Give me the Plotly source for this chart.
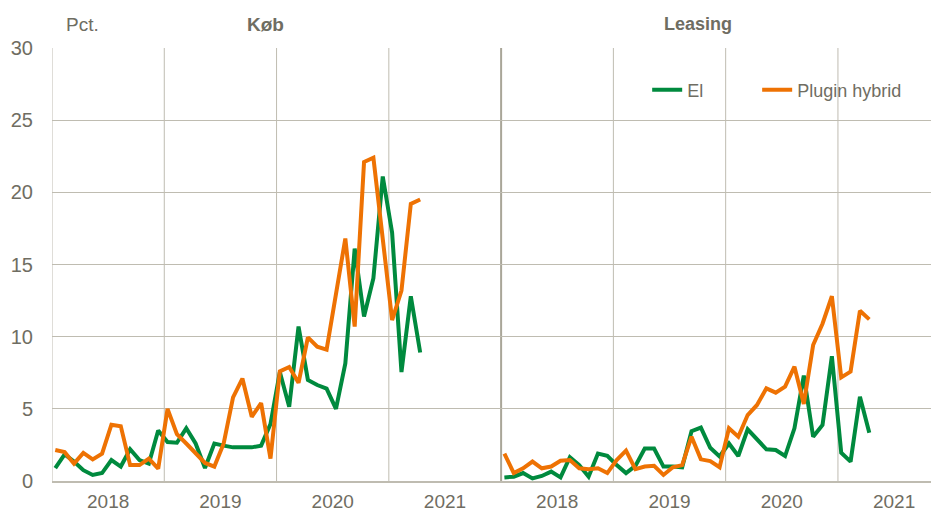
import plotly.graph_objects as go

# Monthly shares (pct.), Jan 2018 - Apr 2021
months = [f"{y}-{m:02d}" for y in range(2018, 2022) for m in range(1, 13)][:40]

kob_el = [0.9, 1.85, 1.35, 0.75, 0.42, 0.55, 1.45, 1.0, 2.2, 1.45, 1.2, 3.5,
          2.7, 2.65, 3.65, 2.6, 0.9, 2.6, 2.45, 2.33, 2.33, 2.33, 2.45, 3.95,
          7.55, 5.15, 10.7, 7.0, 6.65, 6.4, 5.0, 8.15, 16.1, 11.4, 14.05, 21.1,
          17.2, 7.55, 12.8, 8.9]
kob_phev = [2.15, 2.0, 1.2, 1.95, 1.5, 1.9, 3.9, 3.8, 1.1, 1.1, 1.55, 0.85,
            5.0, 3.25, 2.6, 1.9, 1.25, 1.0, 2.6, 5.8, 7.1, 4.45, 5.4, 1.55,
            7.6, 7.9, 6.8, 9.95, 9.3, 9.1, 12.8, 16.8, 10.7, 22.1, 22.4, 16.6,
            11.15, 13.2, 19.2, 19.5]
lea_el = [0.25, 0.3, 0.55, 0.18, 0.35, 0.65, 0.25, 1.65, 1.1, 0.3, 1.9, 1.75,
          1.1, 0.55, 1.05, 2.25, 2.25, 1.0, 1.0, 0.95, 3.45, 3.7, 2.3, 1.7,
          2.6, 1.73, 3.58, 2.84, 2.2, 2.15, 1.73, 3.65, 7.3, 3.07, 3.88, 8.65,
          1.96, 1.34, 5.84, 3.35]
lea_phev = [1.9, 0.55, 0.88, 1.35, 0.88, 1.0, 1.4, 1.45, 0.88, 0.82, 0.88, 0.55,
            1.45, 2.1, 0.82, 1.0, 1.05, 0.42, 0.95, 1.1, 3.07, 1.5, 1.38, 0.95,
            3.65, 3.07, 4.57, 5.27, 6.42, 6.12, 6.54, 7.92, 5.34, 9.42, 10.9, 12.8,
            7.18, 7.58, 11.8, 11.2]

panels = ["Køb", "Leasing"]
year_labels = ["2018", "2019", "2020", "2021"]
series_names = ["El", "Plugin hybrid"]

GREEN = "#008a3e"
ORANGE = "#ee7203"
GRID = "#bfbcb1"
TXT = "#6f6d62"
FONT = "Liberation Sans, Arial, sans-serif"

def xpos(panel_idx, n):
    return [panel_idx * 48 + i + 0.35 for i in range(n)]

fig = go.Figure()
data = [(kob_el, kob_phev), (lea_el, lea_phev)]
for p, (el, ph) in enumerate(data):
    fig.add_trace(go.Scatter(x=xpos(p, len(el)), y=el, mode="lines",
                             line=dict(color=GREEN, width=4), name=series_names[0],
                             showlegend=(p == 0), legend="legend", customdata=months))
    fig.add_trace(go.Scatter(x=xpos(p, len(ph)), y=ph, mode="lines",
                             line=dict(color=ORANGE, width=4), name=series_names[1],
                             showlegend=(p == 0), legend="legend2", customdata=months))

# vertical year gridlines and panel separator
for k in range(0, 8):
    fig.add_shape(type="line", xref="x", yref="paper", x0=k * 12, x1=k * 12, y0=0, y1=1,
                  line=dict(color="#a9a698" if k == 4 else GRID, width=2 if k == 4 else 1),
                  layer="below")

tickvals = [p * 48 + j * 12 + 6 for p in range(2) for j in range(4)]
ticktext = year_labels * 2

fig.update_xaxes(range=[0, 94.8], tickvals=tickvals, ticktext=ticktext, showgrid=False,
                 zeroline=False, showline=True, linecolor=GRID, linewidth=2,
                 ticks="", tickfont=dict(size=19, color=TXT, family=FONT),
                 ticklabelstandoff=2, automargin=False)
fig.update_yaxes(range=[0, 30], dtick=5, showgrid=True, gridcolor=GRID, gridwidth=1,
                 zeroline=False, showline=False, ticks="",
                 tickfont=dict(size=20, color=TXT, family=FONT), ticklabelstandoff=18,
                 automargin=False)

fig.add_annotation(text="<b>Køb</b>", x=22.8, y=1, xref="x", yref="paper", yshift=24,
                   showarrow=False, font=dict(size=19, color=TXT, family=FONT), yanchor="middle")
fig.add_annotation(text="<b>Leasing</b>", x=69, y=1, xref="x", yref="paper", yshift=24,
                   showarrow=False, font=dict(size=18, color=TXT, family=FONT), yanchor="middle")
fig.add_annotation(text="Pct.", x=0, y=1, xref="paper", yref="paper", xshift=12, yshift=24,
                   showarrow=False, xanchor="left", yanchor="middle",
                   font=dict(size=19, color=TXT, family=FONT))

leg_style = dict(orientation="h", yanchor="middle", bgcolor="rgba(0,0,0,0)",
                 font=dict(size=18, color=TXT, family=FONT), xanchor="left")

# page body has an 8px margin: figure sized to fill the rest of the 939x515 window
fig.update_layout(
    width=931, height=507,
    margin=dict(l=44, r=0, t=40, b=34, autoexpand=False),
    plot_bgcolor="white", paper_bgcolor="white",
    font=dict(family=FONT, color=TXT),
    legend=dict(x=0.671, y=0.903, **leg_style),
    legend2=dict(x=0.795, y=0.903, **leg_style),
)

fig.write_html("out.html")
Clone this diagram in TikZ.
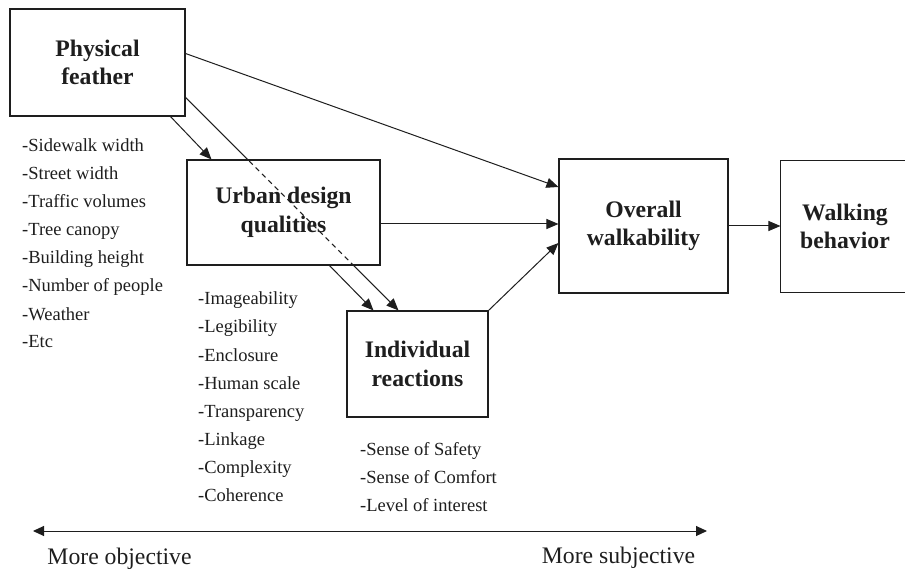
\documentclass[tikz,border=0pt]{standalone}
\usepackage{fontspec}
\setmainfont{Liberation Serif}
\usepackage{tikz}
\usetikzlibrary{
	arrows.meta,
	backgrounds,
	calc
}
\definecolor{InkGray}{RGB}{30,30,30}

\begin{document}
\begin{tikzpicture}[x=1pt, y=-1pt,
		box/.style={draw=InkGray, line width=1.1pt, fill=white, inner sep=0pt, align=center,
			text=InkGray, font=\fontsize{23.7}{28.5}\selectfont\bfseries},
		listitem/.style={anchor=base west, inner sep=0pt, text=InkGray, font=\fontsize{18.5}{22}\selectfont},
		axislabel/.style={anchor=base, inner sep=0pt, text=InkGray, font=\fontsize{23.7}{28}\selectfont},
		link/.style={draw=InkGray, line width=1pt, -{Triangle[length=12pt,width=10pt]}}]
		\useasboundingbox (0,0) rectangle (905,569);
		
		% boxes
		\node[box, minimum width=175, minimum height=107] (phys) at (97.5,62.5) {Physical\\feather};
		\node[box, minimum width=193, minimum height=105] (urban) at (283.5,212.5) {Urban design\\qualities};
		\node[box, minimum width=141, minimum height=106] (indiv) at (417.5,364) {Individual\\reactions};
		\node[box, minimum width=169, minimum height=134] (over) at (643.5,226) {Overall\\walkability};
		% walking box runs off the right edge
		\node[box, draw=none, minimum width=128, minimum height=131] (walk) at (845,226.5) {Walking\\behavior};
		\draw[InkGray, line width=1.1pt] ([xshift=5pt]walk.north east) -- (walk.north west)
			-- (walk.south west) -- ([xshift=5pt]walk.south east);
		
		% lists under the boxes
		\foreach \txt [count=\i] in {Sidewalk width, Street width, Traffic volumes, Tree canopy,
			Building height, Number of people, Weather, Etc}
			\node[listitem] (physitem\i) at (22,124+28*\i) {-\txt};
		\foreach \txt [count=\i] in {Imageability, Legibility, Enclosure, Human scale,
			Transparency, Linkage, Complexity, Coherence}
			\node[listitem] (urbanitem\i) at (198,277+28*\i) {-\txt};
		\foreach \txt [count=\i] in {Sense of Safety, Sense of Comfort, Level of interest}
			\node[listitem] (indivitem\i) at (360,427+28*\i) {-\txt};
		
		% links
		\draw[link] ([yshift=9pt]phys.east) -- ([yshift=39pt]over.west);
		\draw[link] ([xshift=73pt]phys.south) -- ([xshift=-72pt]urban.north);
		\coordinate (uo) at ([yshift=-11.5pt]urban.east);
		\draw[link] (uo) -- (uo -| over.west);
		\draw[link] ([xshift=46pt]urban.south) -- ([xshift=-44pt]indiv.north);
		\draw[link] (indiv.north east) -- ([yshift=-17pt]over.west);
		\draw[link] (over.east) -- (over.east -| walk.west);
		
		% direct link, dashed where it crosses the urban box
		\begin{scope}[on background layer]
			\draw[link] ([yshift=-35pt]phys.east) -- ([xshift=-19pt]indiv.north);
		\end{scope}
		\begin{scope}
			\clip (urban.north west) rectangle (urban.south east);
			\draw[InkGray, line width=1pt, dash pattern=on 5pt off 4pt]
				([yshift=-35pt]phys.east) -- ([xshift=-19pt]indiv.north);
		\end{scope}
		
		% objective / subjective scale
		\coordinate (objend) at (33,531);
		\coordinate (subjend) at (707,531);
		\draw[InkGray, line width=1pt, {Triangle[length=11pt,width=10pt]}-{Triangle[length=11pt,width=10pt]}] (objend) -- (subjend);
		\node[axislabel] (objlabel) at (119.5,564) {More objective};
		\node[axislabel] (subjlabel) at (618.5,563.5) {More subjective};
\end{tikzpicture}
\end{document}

^^^^

→ Written exercise: Repeat word for word the lines above, from the first entry through the line containing "in range(1, 13)][:40]", with both ends kept and the pictures dropped.

→ Task answer:
Give me the Plotly source for this chart.
import plotly.graph_objects as go

# Monthly shares (pct.), Jan 2018 - Apr 2021
months = [f"{y}-{m:02d}" for y in range(2018, 2022) for m in range(1, 13)][:40]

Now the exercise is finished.